Creative thinking has been called out as an essential capability in both individuals and organisations to survive and thrive in a fast-paced and challenging environment magnified by technological change.
On the flip side, individual creative thinking skills are dropping, and many businesses are struggling to cultivate creative thinking in a world of back-to-back Zoom meetings, constant deadlines, and tight resources. To help solve this challenge, leaders need to understand the dynamics of creative thinking and how to help cultivate it.
What really is creative thinking and how do we make it easier?
A working definition of creative thinking would include, ‘the capacity to generate different kinds of ideas, manipulate these ideas in unusual ways, and make unconventional connections to generate novel possibilities to meet a need differently’. Based on this, it’s easy to see why it’s so important to individuals and organisations constantly needing new solutions to new problems.
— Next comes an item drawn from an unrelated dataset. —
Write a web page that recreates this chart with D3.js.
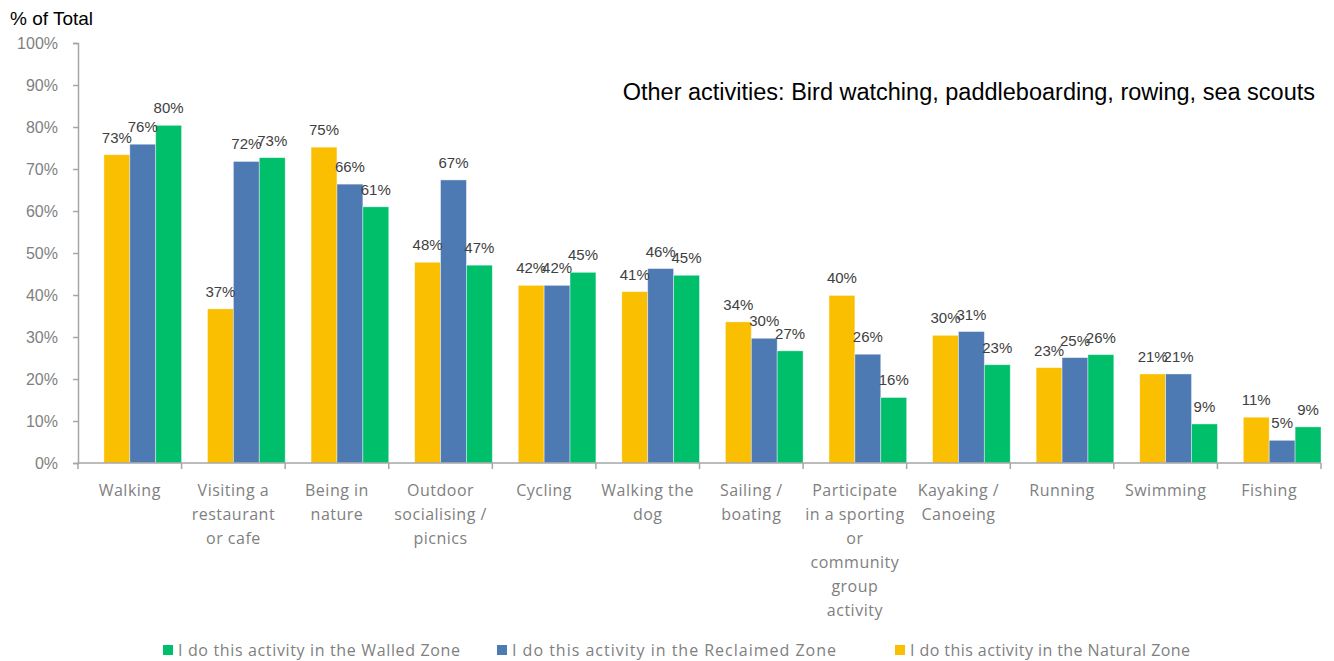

Individual measures of creative thinking have been falling since the 1990’s, prompting debates about why this is. For example, the role education plays in cultivating creativity, or how organisations nurture it by developing more creative environments, and more structured ways to generate ideas when needed. It’s not new – remember Edward de Bono’s six thinking hats? That and Tony Buzan’s mind-mapping were the only training that mattered in the 1990s (or so it seemed).
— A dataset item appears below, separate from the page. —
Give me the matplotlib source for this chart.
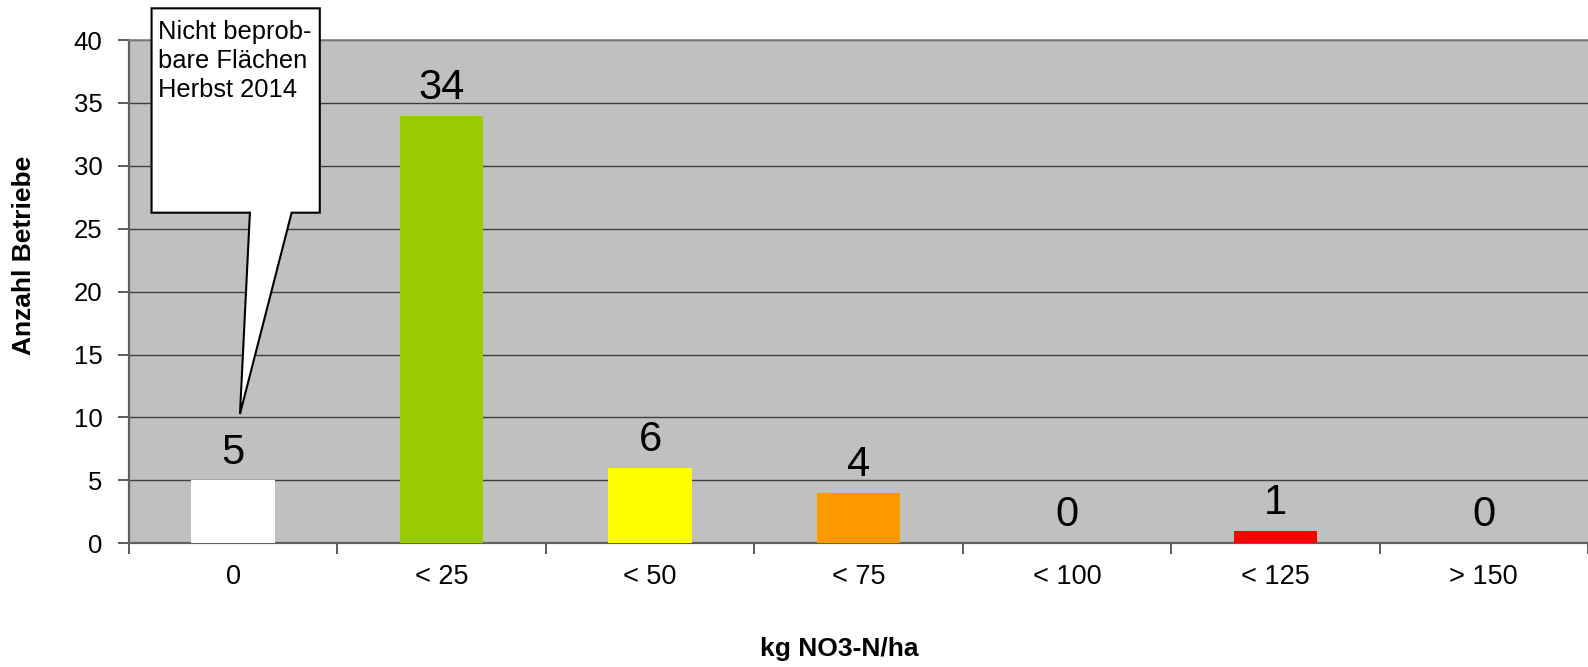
import numpy as np
import matplotlib.pyplot as plt
from matplotlib.patches import Polygon

plt.rcParams['font.family'] = ['Liberation Sans', 'DejaVu Sans']

# Daten
kategorien = ["0", "< 25", "< 50", "< 75", "< 100", "< 125", "> 150"]
anzahl = [5, 34, 6, 4, 0, 1, 0]
farben = ["#FFFFFF", "#99CC00", "#FFFF00", "#FF9900", "#FF6600", "#FF0000", "#C00000"]
yticks = [0, 5, 10, 15, 20, 25, 30, 35, 40]

fig = plt.figure(figsize=(15.88, 6.67), dpi=100)
ax = fig.add_axes([0.0812, 0.1855, 0.9188, 0.7545])
ax.set_facecolor("#C0C0C0")

x = np.arange(len(kategorien))
ax.bar(x, anzahl, width=0.40, color=farben, zorder=3)

# Werte ueber den Balken
for xi, v in zip(x, anzahl):
    ax.annotate(str(v), (xi, v), xytext=(0, 20), textcoords="offset points",
                ha="center", va="center", fontsize=30, zorder=5)

ax.set_xlim(-0.5, len(kategorien) - 0.5)
ax.set_ylim(0, 40)
ax.set_yticks(yticks)
ax.set_xticks(x)
ax.set_xticklabels(kategorien)
ax.set_xticks(np.arange(len(kategorien) + 1) - 0.5, minor=True)
ax.tick_params(axis="x", which="major", length=0, pad=15, labelsize=19.5)
ax.tick_params(axis="x", which="minor", length=8, width=1.2, color="#404040")
ax.tick_params(axis="y", length=8, width=1.2, color="#404040", pad=11, labelsize=18.5)

ax.yaxis.grid(True, color="#404040", linewidth=1.0, zorder=1)
ax.set_axisbelow(True)

for s in ["left", "bottom"]:
    ax.spines[s].set_color("#606060")
    ax.spines[s].set_linewidth(1.6)
ax.spines["top"].set_color("#808080")
ax.spines["top"].set_linewidth(1.2)
ax.spines["right"].set_visible(False)

ax.set_xlabel("kg NO3-N/ha", fontsize=19, fontweight="bold")
ax.xaxis.set_label_coords(0.487, -0.21)
ax.xaxis.label.set_va("center")
ax.set_ylabel("Anzahl Betriebe", fontsize=19, fontweight="bold")
ax.yaxis.set_label_coords(-0.072, 0.573)
ax.yaxis.label.set_va("center")

# Legende als Sprechblase
L, R, T, B = 0.0155, 0.1308, 1.063, 0.6569
pl, pr = 0.0829, 0.1115
spitze = (0.0761, 0.2569)
blase = Polygon([(L, T), (R, T), (R, B), (pr, B), spitze, (pl, B), (L, B)],
                closed=True, facecolor="white", edgecolor="black", linewidth=1.5,
                transform=ax.transAxes, clip_on=False, zorder=6)
ax.add_patch(blase)
ax.text(0.0199, 1.039, "Nicht beprob-\nbare Flächen\nHerbst 2014", transform=ax.transAxes,
        ha="left", va="top", fontsize=18.4, linespacing=1.24, zorder=7)

fig.savefig("out.png", dpi=100)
To deliver meaningful creative thinking we need to be both intrinsically and extrinsically motivated to do this. Leadership needs to set the right environment through managing levels of challenge and freedom, delivering the right resources, setting up the right group features, and giving encouragement and organizational support.
How can leaders equip colleagues to be better creative thinkers?
Studies have shown that the opportunity to develop creative skills is relatively easy, with as little as 90 minutes of training making a meaningful difference. These techniques can be as simple as learning how to use silent, individual brainstorming and making random connections to generate novel ideas.
Brainstorming alone and in silence is beneficial for the creative process. It allows you to generate ideas without any restrictions, guidelines, or distractions that group brainstorms often suffer from, including the fear of criticism in a group situation, losing ideas due to turn-taking, and individuals dominating a group. Instead, individuals can learn how to brainstorm alone and need as little as five minutes to do this once they have learned how.
Sometimes creative thinking is less about digging deeper, and more about digging somewhere else – that’s the principle behind making random connections and tapping into associative processes. It can be as simple as starting with an object in your room and generating associations with the problem you are trying to solve. This is known as serendipitous creativity, and it encourages the generation of ideas that wouldn’t happen with more deliberated and directed approaches to a problem.
Stimulating creative thinking doesn’t always need so much creative thinking
Creative thinking and creativity are terms that are often confused. Although they are siblings, some of the beliefs about how difficult and purist creative thinking needs to be, come from the world of creativity and art. Creative thinking doesn’t have to be as painful as cutting off your ear, or mean you need to live the life of a tortured artist. At the other end of the spectrum, group creative thinking sessions don’t have to resemble the training day in The Office. Somewhere in the middle is just fine.
Leaders just need to create the right environment for creative thinking, particularly one that is a stimulating and safe place for new ideas. We all also need to be given the right tools, and if they are easy to learn and easy to use they stick: this piece itself started as a mind map, learned in the offices of an advertising agency in Pimlico way back in the 1990s.